Now, however, the group is redrawing its charter to focus on a single question: how best to put government data online. A draft of the new charter has been posted on the W3C website and is open for public comment until Monday.
"I have a great deal of respect for the W3C," says Aneesh Chopra, who was confirmed as the United States' first chief technology officer in August. "Its contributions to advance the president's Open Government Initiative are both useful and a good source of feedback to ensure we are delivering to the best of our ability on the president's vision."
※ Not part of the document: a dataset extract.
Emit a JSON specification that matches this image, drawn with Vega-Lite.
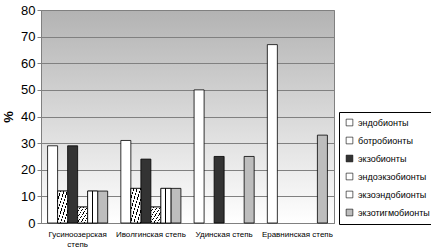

Unlike most of the W3C's other groups, the eGovernment group isn't developing new standards. But according to Sandro Hawke, the group's technical lead, it is drawing on W3C's contacts in both industry and government and its expertise in facilitating conversation. "They have been wonderful about really galvanizing volunteers and creating ways to usefully organize the work," says Beth Noveck, Chopra's deputy for open government, "where their know-how about process as well as their know-how about the substantive things is very useful."
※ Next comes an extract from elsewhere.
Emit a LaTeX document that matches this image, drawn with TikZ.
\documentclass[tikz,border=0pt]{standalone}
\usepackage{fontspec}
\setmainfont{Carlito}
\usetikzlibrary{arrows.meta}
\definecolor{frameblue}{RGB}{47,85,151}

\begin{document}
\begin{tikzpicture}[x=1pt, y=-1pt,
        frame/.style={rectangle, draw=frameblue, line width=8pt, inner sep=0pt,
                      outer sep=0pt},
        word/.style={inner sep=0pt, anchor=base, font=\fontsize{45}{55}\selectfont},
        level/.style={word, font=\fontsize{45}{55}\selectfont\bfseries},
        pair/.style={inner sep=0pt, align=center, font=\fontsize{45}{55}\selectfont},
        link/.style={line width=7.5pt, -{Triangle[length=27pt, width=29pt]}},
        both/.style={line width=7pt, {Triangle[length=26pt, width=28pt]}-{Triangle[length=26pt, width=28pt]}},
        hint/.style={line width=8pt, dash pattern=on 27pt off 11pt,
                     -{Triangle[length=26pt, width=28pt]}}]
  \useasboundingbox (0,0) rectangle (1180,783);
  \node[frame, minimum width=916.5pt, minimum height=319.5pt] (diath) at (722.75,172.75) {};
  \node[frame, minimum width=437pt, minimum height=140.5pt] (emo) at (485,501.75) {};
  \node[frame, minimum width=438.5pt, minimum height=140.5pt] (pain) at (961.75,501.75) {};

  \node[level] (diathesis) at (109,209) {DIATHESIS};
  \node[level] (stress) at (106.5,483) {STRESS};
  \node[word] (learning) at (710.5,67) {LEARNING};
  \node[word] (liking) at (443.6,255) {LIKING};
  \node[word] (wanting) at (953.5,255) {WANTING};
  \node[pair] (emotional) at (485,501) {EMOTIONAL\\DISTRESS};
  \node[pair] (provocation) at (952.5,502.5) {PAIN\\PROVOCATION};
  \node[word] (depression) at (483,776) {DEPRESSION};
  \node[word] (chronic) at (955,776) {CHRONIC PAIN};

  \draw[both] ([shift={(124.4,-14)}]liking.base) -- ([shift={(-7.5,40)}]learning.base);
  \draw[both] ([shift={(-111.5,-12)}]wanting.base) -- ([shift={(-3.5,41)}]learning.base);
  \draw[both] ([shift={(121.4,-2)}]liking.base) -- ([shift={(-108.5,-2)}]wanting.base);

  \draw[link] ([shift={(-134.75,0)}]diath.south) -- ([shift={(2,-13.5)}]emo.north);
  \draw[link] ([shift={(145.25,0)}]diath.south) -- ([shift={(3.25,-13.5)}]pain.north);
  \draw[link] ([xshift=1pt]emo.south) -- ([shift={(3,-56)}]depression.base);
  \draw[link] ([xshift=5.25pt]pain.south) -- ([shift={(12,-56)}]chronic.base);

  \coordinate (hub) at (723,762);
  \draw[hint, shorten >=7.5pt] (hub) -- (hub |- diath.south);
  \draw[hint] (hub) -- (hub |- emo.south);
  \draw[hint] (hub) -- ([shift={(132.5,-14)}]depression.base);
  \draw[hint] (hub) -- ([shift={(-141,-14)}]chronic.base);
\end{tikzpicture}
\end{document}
The eGovernment group has about 200 participants representing roughly a dozen U.S. federal agencies, governments in South America, Africa, Europe, and Oceania, international development organizations, and major manufacturers of computer software and hardware. About a quarter of those participants have joined in the last week, as the group has been trying to build momentum behind its new charter.
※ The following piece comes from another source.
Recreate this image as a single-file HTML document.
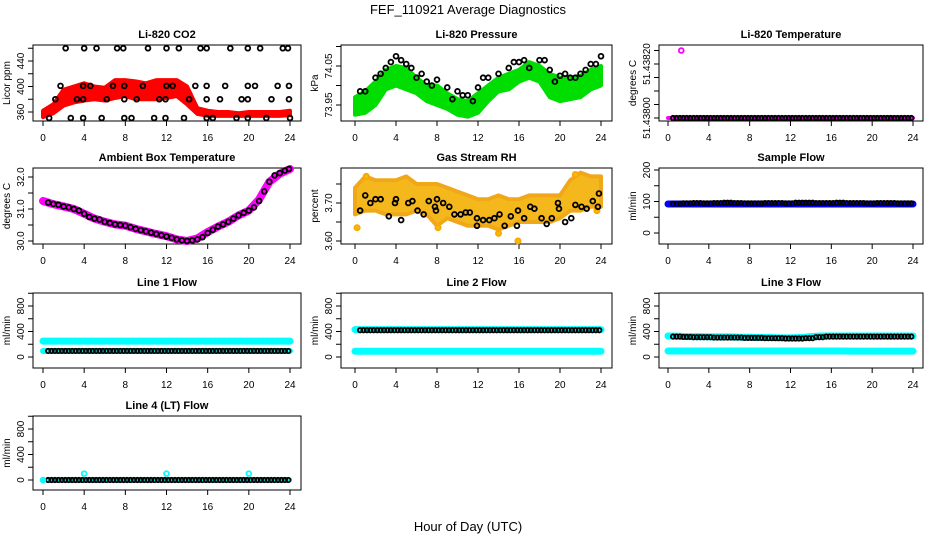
<!DOCTYPE html>
<html><head><meta charset="utf-8"><style>
html,body{margin:0;padding:0;background:#fff;}
svg{display:block;font-family:"Liberation Sans",Arial,sans-serif;}
</style></head><body>
<svg id="chart" width="936" height="540" viewBox="0 0 936 540" xmlns="http://www.w3.org/2000/svg">
<rect width="936" height="540" fill="#fff"/>
<text x="468" y="14" text-anchor="middle" font-size="13">FEF_110921  Average Diagnostics</text>
<text x="468" y="531" text-anchor="middle" font-size="13">Hour of Day (UTC)</text>
</svg>
<script>
const hours = [0,1,2,3,4,5,6,7,8,9,10,11,12,13,14,15,16,17,18,19,20,21,22,23,24];
const xTicks = [0,4,8,12,16,20,24];
// CO2
const co2Upper = [362,372,395,400,405,400,398,410,410,408,405,410,410,410,400,366,362,360,360,358,360,360,360,360,362];
const co2Lower = [352,358,370,375,378,380,378,382,385,380,380,380,382,385,372,357,354,354,354,354,354,354,354,354,355];
const co2Hi = [2.2,4.0,5.2,7.2,7.8,10.2,12.0,13.2,15.3,15.9,18.2,19.9,21.1,23.3,23.8];
const co2Mid1 = [1.7,3.9,4.6,6.8,7.9,9.7,12.0,12.6,14.8,15.9,17.7,19.9,20.6,22.8,23.9];
const co2Mid2 = [1.2,3.3,3.9,6.2,7.9,9.1,11.3,11.9,14.2,15.9,17.2,19.3,19.9,22.2,23.9];
const co2Lo = [0.6,2.7,3.9,5.7,7.9,8.6,10.8,11.9,13.7,15.9,16.5,18.8,19.9,21.7,24];
const co2Levels = [460,401,380,350.6];
// Pressure
const presUpper = [73.97,73.985,74.01,74.04,74.05,74.045,74.02,74.0,74.0,73.98,73.965,73.96,73.98,74.0,74.02,74.03,74.04,74.06,74.05,74.03,74.02,74.02,74.025,74.04,74.05];
const presLower = [73.925,73.93,73.95,73.99,74.0,73.99,73.98,73.96,73.95,73.94,73.925,73.92,73.93,73.96,73.985,73.99,74.01,74.02,74.01,73.97,73.96,73.965,73.97,73.99,74.0];
const presPtHours = [0.5,1,2,2.5,3,3.5,4,4.5,5,5.5,6,6.5,7,7.5,8,9,9.5,10,10.5,11,11.5,12,12.5,13,14,15,15.5,16,16.5,17,18,18.5,19,19.5,20,20.5,21,21.5,22,22.5,23,23.5,24];
const presPtVals = [73.985,73.985,74.02,74.03,74.045,74.06,74.075,74.065,74.055,74.045,74.02,74.03,74.01,74.0,74.015,73.995,73.965,73.985,73.975,73.975,73.96,73.995,74.02,74.02,74.03,74.045,74.06,74.06,74.065,74.045,74.065,74.065,74.04,74.01,74.025,74.03,74.02,74.02,74.03,74.04,74.055,74.055,74.075];
// Li-820 temperature
const tempHourly = [51.438,51.438,51.438,51.438,51.438,51.438,51.438,51.438,51.438,51.438,51.438,51.438,51.438,51.438,51.438,51.438,51.438,51.438,51.438,51.438,51.438,51.438,51.438,51.438];
const tempOutlier = [1.3, 51.43825];
// Ambient box temperature
const ambVals = [31.25,31.15,31.08,31.0,30.85,30.7,30.6,30.52,30.48,30.38,30.3,30.22,30.15,30.05,30.0,30.08,30.28,30.45,30.6,30.8,30.95,31.3,31.85,32.1,32.25];
const ambPtHours = [0.5,1,1.5,2,2.5,3,3.5,4,4.5,5,5.5,6,6.5,7,7.5,8,8.5,9,9.5,10,10.5,11,11.5,12,12.5,13,13.5,14,14.5,15,15.5,16,16.5,17,17.5,18,18.5,19,19.5,20,20.5,21,21.5,22,22.5,23,23.5,23.9];
const ambPtVals = [31.2,31.16,31.13,31.08,31.05,31.0,30.95,30.85,30.75,30.7,30.67,30.6,30.56,30.52,30.5,30.48,30.43,30.38,30.34,30.3,30.26,30.22,30.18,30.14,30.1,30.05,30.02,30.0,30.02,30.05,30.12,30.25,30.35,30.45,30.52,30.6,30.7,30.8,30.88,30.95,31.05,31.25,31.55,31.85,32.05,32.12,32.2,32.25];
// Gas stream RH
const rhUpper = [3.74,3.77,3.76,3.76,3.76,3.77,3.75,3.75,3.75,3.74,3.73,3.72,3.71,3.71,3.72,3.71,3.71,3.72,3.72,3.72,3.72,3.76,3.78,3.77,3.77];
const rhLower = [3.67,3.68,3.68,3.67,3.67,3.67,3.68,3.67,3.64,3.66,3.65,3.64,3.64,3.64,3.63,3.64,3.65,3.65,3.65,3.65,3.66,3.68,3.68,3.69,3.69];
const rhPtHours = [0.5,1,1.5,2,2.5,3.3,3.9,4,4.5,5.2,5.6,6.1,6.7,7.2,7.8,7.9,8,8.6,9.2,9.7,10.3,10.8,11.2,11.9,11.9,12.5,13.1,13.6,14.1,14.6,15.2,15.9,15.8,16.5,17.1,17.5,18.2,18.7,19.2,19.8,19.9,20.5,21.1,21.5,22.1,22.6,23.2,23.7,23.8];
const rhPtVals = [3.68,3.72,3.70,3.71,3.71,3.665,3.70,3.71,3.655,3.70,3.705,3.68,3.67,3.705,3.69,3.68,3.71,3.70,3.69,3.67,3.67,3.675,3.675,3.66,3.64,3.655,3.655,3.66,3.67,3.64,3.665,3.68,3.64,3.66,3.69,3.685,3.66,3.645,3.66,3.70,3.685,3.65,3.66,3.695,3.69,3.685,3.705,3.69,3.725];
const rhOutHours = [0.2,1.1,8.1,14.0,15.9,21.5,23.6];
const rhOutVals = [3.635,3.77,3.635,3.62,3.60,3.775,3.68];
// Flows (hourly)
const sampleFlow = [93,94,95,94,95,96,95,94,94,95,95,94,96,96,95,95,96,95,95,94,95,95,94,94];
const sampleBand = [92,92,92,92,92,92,92,92,92,92,92,92,92,92,92,92,92,92,92,92,92,92,92,92,92];
const line1Black = [95,95,95,95,95,95,95,95,95,95,95,95,95,95,95,95,95,95,95,95,95,95,95,95];
const line1Cyan = [250,250,250,250,250,250,250,250,250,250,250,250,250,250,250,250,250,250,250,250,250,250,250,250,250];
const line1Low = [95,95,95,95,95,95,95,95,95,95,95,95,95,95,95,95,95,95,95,95,95,95,95,95,95];
const line2Black = [420,420,420,420,420,420,420,420,420,420,420,420,420,420,420,420,420,420,420,420,420,420,420,420];
const line2Cyan = [430,430,430,430,430,430,430,430,430,430,430,430,430,430,430,430,430,430,430,430,430,430,430,430,430];
const line2Low = [90,90,90,90,90,90,90,90,90,90,90,90,90,90,90,90,90,90,90,90,90,90,90,90,90];
const line3Black = [320,315,310,310,305,305,305,300,300,295,295,290,290,295,310,320,320,320,320,320,320,320,320,320];
const line3Cyan = [330,325,320,320,315,315,315,310,310,305,305,300,300,305,320,330,330,330,330,330,330,330,330,330,330];
const line3Low = [95,95,95,95,95,95,95,95,95,95,95,95,95,95,95,95,95,95,92,92,92,92,92,92,92];
const line4Black = [0,0,0,0,0,0,0,0,0,0,0,0,0,0,0,0,0,0,0,0,0,0,0,0];
const line4OutHours = [0,4,12,20];
const line4OutVals = [0,100,100,100];

const svg = document.getElementById('chart');
const NS = 'http://www.w3.org/2000/svg';
function mk(tag, attrs, parent){const e=document.createElementNS(NS,tag);for(const k in attrs)e.setAttribute(k,attrs[k]);(parent||svg).appendChild(e);return e;}

const cols=[{l:33,r:301,x0:43,x1:290},{l:341,r:612,x0:355,x1:601},{l:659,r:923,x0:668,x1:913}];
const rows=[{t:45,b:121},{t:168,b:244},{t:293,b:368},{t:416,b:490}];

function makePanel(ci,ri,name,title,ylab,v0,p0,v1,p1,yt,yl,fmt){
  const c=cols[ci],r=rows[ri];
  const g=mk('g',{});
  
  
  const sx=h=>c.x0+(c.x1-c.x0)*h/24;
  const sy=v=>p0+(v-v0)*(p1-p0)/(v1-v0);
  const t=mk('text',{x:(c.l+c.r)/2,y:r.t-7,'text-anchor':'middle','font-size':11,'font-weight':'bold'},g);
  t.textContent=title;
  
  
  const box=mk('rect',{x:c.l,y:r.t,width:c.r-c.l,height:r.b-r.t,fill:'none',stroke:'#000','stroke-width':1},g);
  
  
  const xa=mk('g',{},g);
  
  
  mk('line',{x1:sx(0),x2:sx(24),y1:r.b,y2:r.b,stroke:'#000'},xa);
  xTicks.forEach(h=>{mk('line',{x1:sx(h),x2:sx(h),y1:r.b,y2:r.b+5,stroke:'#000'},xa);
    const tx=mk('text',{x:sx(h),y:r.b+20,'text-anchor':'middle','font-size':10},xa);tx.textContent=h;});
  const ya=mk('g',{},g);
  
  
  mk('line',{x1:c.l,x2:c.l,y1:sy(yt[0]),y2:sy(yt[yt.length-1]),stroke:'#000'},ya);
  yt.forEach(v=>mk('line',{x1:c.l-5,x2:c.l,y1:sy(v),y2:sy(v),stroke:'#000'},ya));
  yl.forEach(v=>{const yy=sy(v);const tx=mk('text',{x:0,y:0,'text-anchor':'middle','font-size':10,transform:`translate(${c.l-9},${yy}) rotate(-90)`},ya);tx.textContent=fmt(v);});
  const lb=mk('text',{x:0,y:0,'text-anchor':'middle','font-size':10,transform:`translate(${c.l-23},${(r.t+r.b)/2}) rotate(-90)`},g);
  lb.textContent=ylab;
  
  
  const clip='clip'+ci+ri;
  const cp=mk('clipPath',{id:clip},g);mk('rect',{x:c.l,y:r.t-3,width:c.r-c.l,height:r.b-r.t+6},cp);
  const d=mk('g',{'clip-path':`url(#${clip})`},g);
  
  
  return {g:d,sx,sy};
}
function band(P,hs,up,lo,fill,stroke,sw,nm){
  let pts=hs.map((h,i)=>P.sx(h)+','+P.sy(up[i]));
  for(let i=hs.length-1;i>=0;i--)pts.push(P.sx(hs[i])+','+P.sy(lo[i]));
  const p=mk('polygon',{points:pts.join(' '),fill:fill,stroke:stroke,'stroke-width':sw,'stroke-linejoin':'round'},P.g);
  
  
}
function line(P,hs,vals,color,sw,nm){
  const p=mk('polyline',{points:hs.map((h,i)=>P.sx(h)+','+P.sy(vals[i])).join(' '),fill:'none',stroke:color,'stroke-width':sw,'stroke-linecap':'round','stroke-linejoin':'round'},P.g);
  
  
}
function pts(P,hs,vals,color,nm,rad,fill){
  hs.forEach((h,i)=>{const c=mk('circle',{cx:P.sx(h),cy:P.sy(vals[i]),r:rad||2.4,fill:fill||'none',stroke:color,'stroke-width':1.8},P.g);
    
    });
}
function hourlyPts(P,vals,color,nm){
  vals.forEach((v,hr)=>{for(let k=0;k<3;k++){const h=hr+0.5+k/3;if(h>24)continue;
    const c=mk('circle',{cx:P.sx(h),cy:P.sy(v),r:2.2,fill:'none',stroke:color,'stroke-width':1.8},P.g);
    
    }});
}
const f0=v=>String(v), f1=v=>v.toFixed(1), f2=v=>v.toFixed(2), f5=v=>v.toFixed(5);
const flowTicks=[0,200,400,600,800,1000], flowLabels=[0,400,800];

let P=makePanel(0,0,'co2-panel','Li-820 CO2','Licor ppm',360,112,440,61,[360,380,400,420,440,460],[360,400,440],f0);
band(P,hours,co2Upper,co2Lower,'#ff0000','#ff0000',4,'co2-red-cloud');
[co2Hi,co2Mid1,co2Mid2,co2Lo].forEach((hs,j)=>pts(P,hs,hs.map(()=>co2Levels[j]),'#000','co2-point'));

P=makePanel(1,0,'pressure-panel','Li-820 Pressure','kPa',73.95,105,74.05,66,[73.95,74.0,74.05,74.1],[73.95,74.05],f2);
band(P,hours,presUpper,presLower,'#00dd00','#00dd00',4,'pressure-green-cloud');
pts(P,presPtHours,presPtVals,'#000','pressure-point');

P=makePanel(2,0,'li820-temp-panel','Li-820 Temperature','degrees C',51.438,118,51.4382,64,[51.438,51.43805,51.4381,51.43815,51.4382,51.43825],[51.438,51.4382],f5);
line(P,[0,24],[tempHourly[0],tempHourly[23]],'#ff00ff',4,'temp-magenta-line');
hourlyPts(P,tempHourly,'#000','temp-point');
pts(P,[tempOutlier[0]],[tempOutlier[1]],'#ff00ff','temp-outlier');

P=makePanel(0,1,'ambient-temp-panel','Ambient Box Temperature','degrees C',30,241,32,177,[30,30.5,31,31.5,32],[30,31,32],f1);
line(P,hours,ambVals,'#ff00ff',8,'ambient-magenta-line');
pts(P,ambPtHours,ambPtVals,'#000','ambient-point');

P=makePanel(1,1,'rh-panel','Gas Stream RH','percent',3.6,241,3.7,203,[3.6,3.65,3.7,3.75],[3.6,3.7],f2);
band(P,hours,rhUpper,rhLower,'#f5b81c','#f0a818',4,'rh-orange-cloud');
pts(P,rhOutHours,rhOutVals,'#ffa500','rh-outlier',2.6,'#e8c010');
pts(P,rhPtHours,rhPtVals,'#000','rh-point');

P=makePanel(2,1,'sample-flow-panel','Sample Flow','ml/min',0,233,200,170,[0,50,100,150,200],[0,100,200],f0);
line(P,hours,sampleBand,'#0000ff',7,'sample-blue-line');
hourlyPts(P,sampleFlow,'#000','sample-point');

P=makePanel(0,2,'line1-flow-panel','Line 1 Flow','ml/min',0,357,800,306,flowTicks,flowLabels,f0);
line(P,hours,line1Cyan,'#00ffff',7,'line1-cyan-line');
line(P,hours,line1Low,'#00ffff',6,'line1-cyan-low');
hourlyPts(P,line1Black,'#000','line1-point');

P=makePanel(1,2,'line2-flow-panel','Line 2 Flow','ml/min',0,357,800,306,flowTicks,flowLabels,f0);
line(P,hours,line2Cyan,'#00ffff',7,'line2-cyan-line');
line(P,hours,line2Low,'#00ffff',7,'line2-cyan-low');
hourlyPts(P,line2Black,'#000','line2-point');

P=makePanel(2,2,'line3-flow-panel','Line 3 Flow','ml/min',0,357,800,306,flowTicks,flowLabels,f0);
line(P,hours,line3Cyan,'#00ffff',7,'line3-cyan-line');
line(P,hours,line3Low,'#00ffff',7,'line3-cyan-low');
hourlyPts(P,line3Black,'#000','line3-point');

P=makePanel(0,3,'line4-flow-panel','Line 4 (LT) Flow','ml/min',0,480,800,429,flowTicks,flowLabels,f0);
line(P,[0,24],[line4Black[0],line4Black[23]],'#00ffff',4,'line4-cyan-line');
hourlyPts(P,line4Black,'#000','line4-point');
pts(P,line4OutHours,line4OutVals,'#00ffff','line4-outlier');
</script>
</body></html>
The group signaled its change of direction in early September, however, when it posted a first draft of its guidelines for publishing government data. The draft also has an associated wiki page, where group members can propose revisions online. "In working on plans for the open-government directive," says Noveck, "I've read through their work more than once, because it's evolved and changed over time and gotten additional contributions."
The document advises governmental organizations not to worry, initially, about making data pretty for online presentation but simply to post them in their raw form — preferably a "structured" form, where, at the very least, columns and rows of data are labeled. "You don't turn a spreadsheet into a PDF and then send the PDF unless you want to make sure that someone can't get at the numbers," says Hawke. "It's the kind of thing someone might do to dodge the mandate, if the mandate is to put data online."
The logic behind this and many of the group's other recommendations is that posting machine-readable data now is more useful than posting human-readable data later. That's because machine-readable data, however chaotic to the human eye, gives hundreds of millions of interested parties the chance to create programs that mine it, recombine it, and present it in any way they see fit. That, the W3C believes, will yield useful results more quickly than the labor of a small team of overworked developers trying to predict how the data will be used and designing accordingly.
Indeed, making data on the web machine-readable is the overarching goal of the W3C as a whole. The html and xml standards are well established; the W3C is working now on the standards that will define the so-called Semantic Web. If the current web is like a disk full of word-processing documents — you can either summon a page by its name or search for words it contains — the Semantic Web would be like a database, where every item of information is categorized, and new queries can combine categories in any imaginable way.
The W3C has published several Semantic Web standards, and while they have a few high-profile adopters — the New York Times, for instance, has said that it will use Semantic Web technologies to organize its entire archive of articles — they are by no means widely used. Although the eGovernment group's shift of focus is too recent for it to have settled on any long-term research projects, Hawke predicts that its members will want to develop demonstrations that show how useful Semantic Web standards can be in organizing government data.
"What people have referred to a few times as the killer app for government data is just localizing everything," says Hawke. "Right now, all the data flows to Washington and then sits there." But with Semantic Web technologies, he says, local communities could build applications that automatically pull together data from the scattered web sites of different federal agencies, Congressional or Senate committees or subcommittees, and courts and "let people see anytime a regulation is coming along that is actually going to affect their neighborhood or job status."